München – Man sagt ja über Sebastian Rudy, er sei ein unauffälliger Typ, nicht erst seit gestern, sondern schon immer. Als Jungspund im Trikot des VfB Stuttgart, als Strippenzieher im Mittelfeld von 1899 Hoffenheim und heute als Teilzeitkraft beim FC Bayern. Rudy ist kein Mann mit Ecken und Kanten, keiner, der polarisiert, kein Lautsprecher. Um typische Markenzeichen festzustellen, muss man daher auf Details achten.

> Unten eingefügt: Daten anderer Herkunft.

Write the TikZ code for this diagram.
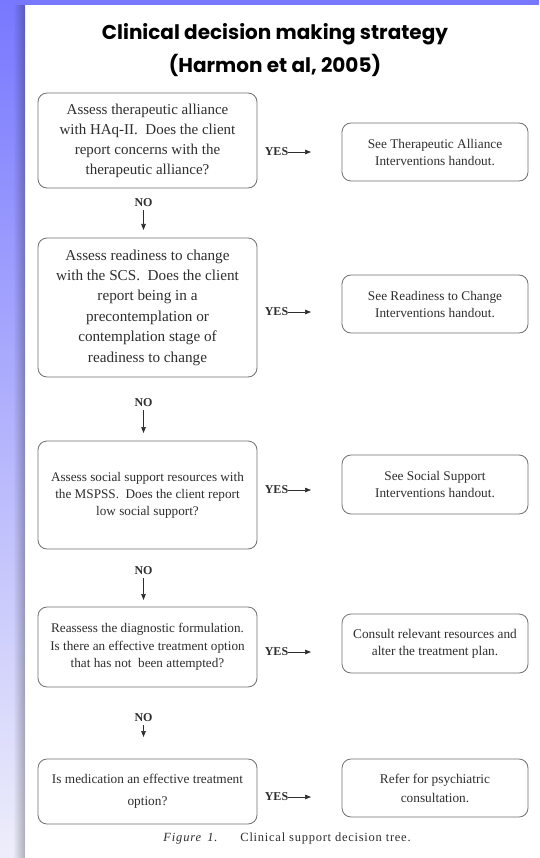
\documentclass[tikz,border=0pt]{standalone}
\usepackage{fontspec}
\setmainfont{Liberation Serif}
\newfontfamily\titlefont{Poppins}
\usetikzlibrary{arrows.meta}
\definecolor{bandblue}{HTML}{7878FF}
\definecolor{bandlight}{HTML}{EEEEFB}
\definecolor{boxline}{HTML}{707070}
\definecolor{txt}{HTML}{2E2E2E}
\begin{document}
\begin{tikzpicture}[x=1pt,y=-1pt,
  qbox/.style={draw=boxline, line width=0.8pt, rounded corners=9pt, minimum width=219pt, align=center, inner sep=0pt, text=txt},
  abox/.style={draw=boxline, line width=0.8pt, rounded corners=9pt, minimum width=186pt, align=center, inner sep=0pt, text=txt, font=\fontsize{13.3}{17}\selectfont},
  yeslab/.style={font=\fontsize{12}{14}\selectfont\bfseries, inner sep=0pt, text=txt},
  nolab/.style={font=\fontsize{12}{14}\selectfont\bfseries, inner sep=0pt, text=txt},
  arr/.style={-{Triangle[length=6pt,width=4.5pt]}, line width=0.7pt, draw=txt}
]
\useasboundingbox (0,0) rectangle (539,858);
\fill[white] (0,0) rectangle (539,858);
\shade[top color=bandblue, bottom color=bandlight] (0,0) rectangle (25,858);
\foreach \i in {0,...,11}{
  \fill[black, opacity=0.022*\i] (13+\i,5) rectangle (14+\i,858);
}
\fill[bandblue] (0,0) rectangle (539,5);

\node[font=\titlefont\bfseries\fontsize{20}{33}\selectfont, align=center] (title) at (275,50) {Clinical decision making strategy\\(Harmon et al, 2005)};

% left question boxes
\node[qbox, minimum height=95pt, font=\fontsize{15}{20}\selectfont] (q1) at (147.5,140.5) {Assess therapeutic alliance\\with HAq-II.\ \ Does the client\\report concerns with the\\therapeutic alliance?};
\node[qbox, minimum height=139pt, font=\fontsize{15.2}{20.4}\selectfont] (q2) at (147.5,307.5) {Assess readiness to change\\with the SCS.\ \ Does the client\\report being in a\\precontemplation or\\contemplation stage of\\readiness to change};
\node[qbox, minimum height=108pt, font=\fontsize{13.2}{17}\selectfont] (q3) at (147.5,495) {Assess social support resources with\\the MSPSS.\ \ Does the client report\\low social support?};
\node[qbox, minimum height=80pt, font=\fontsize{13.2}{17.5}\selectfont] (q4) at (147.5,647) {Reassess the diagnostic formulation.\\Is there an effective treatment option\\that has not\ \ been attempted?};
\node[qbox, minimum height=65pt, font=\fontsize{13.3}{22}\selectfont] (q5) at (147.5,791.5) {Is medication an effective treatment\\option?};

% right answer boxes
\node[abox, minimum height=58pt] (a1) at (435,152) {See Therapeutic Alliance\\Interventions handout.};
\node[abox, minimum height=58pt] (a2) at (435,304) {See Readiness to Change\\Interventions handout.};
\node[abox, minimum height=59pt] (a3) at (435,484.5) {See Social Support\\Interventions handout.};
\node[abox, minimum height=59pt] (a4) at (435,643.5) {Consult relevant resources and\\alter the treatment plan.};
\node[abox, minimum height=58pt, font=\fontsize{13.3}{19}\selectfont] (a5) at (435,788) {Refer for psychiatric\\consultation.};

% YES labels and arrows
\foreach \i/\yy in {1/152,2/312,3/490,4/652,5/797}{
  \node[yeslab] (y\i) at (276.5,\yy) {YES};
  \coordinate (ye\i) at (311,\yy);
  \draw[arr] (y\i.east) -- (ye\i);
}

% NO labels and arrows
\foreach \i/\yy/\ye in {1/203/230,2/403/433,3/571/600,4/718/737}{
  \node[nolab] (n\i) at (143.5,\yy) {NO};
  \coordinate (ne\i) at (143.5,\ye);
  \draw[arr, shorten <=3pt] (n\i.south) -- (ne\i);
}

\node[font=\fontsize{12.5}{14}\selectfont, text=txt] (cap) at (287,838) {{\addfontfeature{LetterSpace=7}\textit{Figure\hspace{6pt}1.}}\hspace{22pt}{\addfontfeature{LetterSpace=6}Clinical support decision tree.}};
\end{tikzpicture}
\end{document}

Was im vergangenen Jahr definitiv aufgefallen ist: Sebastian Rudy ist immer freundlich. Wenn er gefragt wird, antwortet er, typische Fußballer-Marotten wie Handy-ans-Ohr-und-beschäftigt-tun oder Aussprüche wie „heute nicht, beim nächsten Mal wieder“ gehören glücklicherweise nicht zu seinem Repertoire. Dafür mimt er auch nach dem Spiel stets den Unauffälligen. Es passiert nicht selten, dass er aus der Kabine geschlendert kommt, sich umblickt und merkt: Heute bin ich nicht gefragt. Zuletzt nach dem 5:2 des FC Bayern am Samstag gegen seinen Ex-Klub aus Hoffenheim.
Es war die erste Partie des Jahres 2018, die der 27-Jährige bestreiten durfte. Und trotzdem stand er in seinem typischen Aufzug – Rucksack auf dem Rücken, Hände an den Trägern – wie ein kleiner Schuljunge da. Wie bestellt und nicht abgeholt.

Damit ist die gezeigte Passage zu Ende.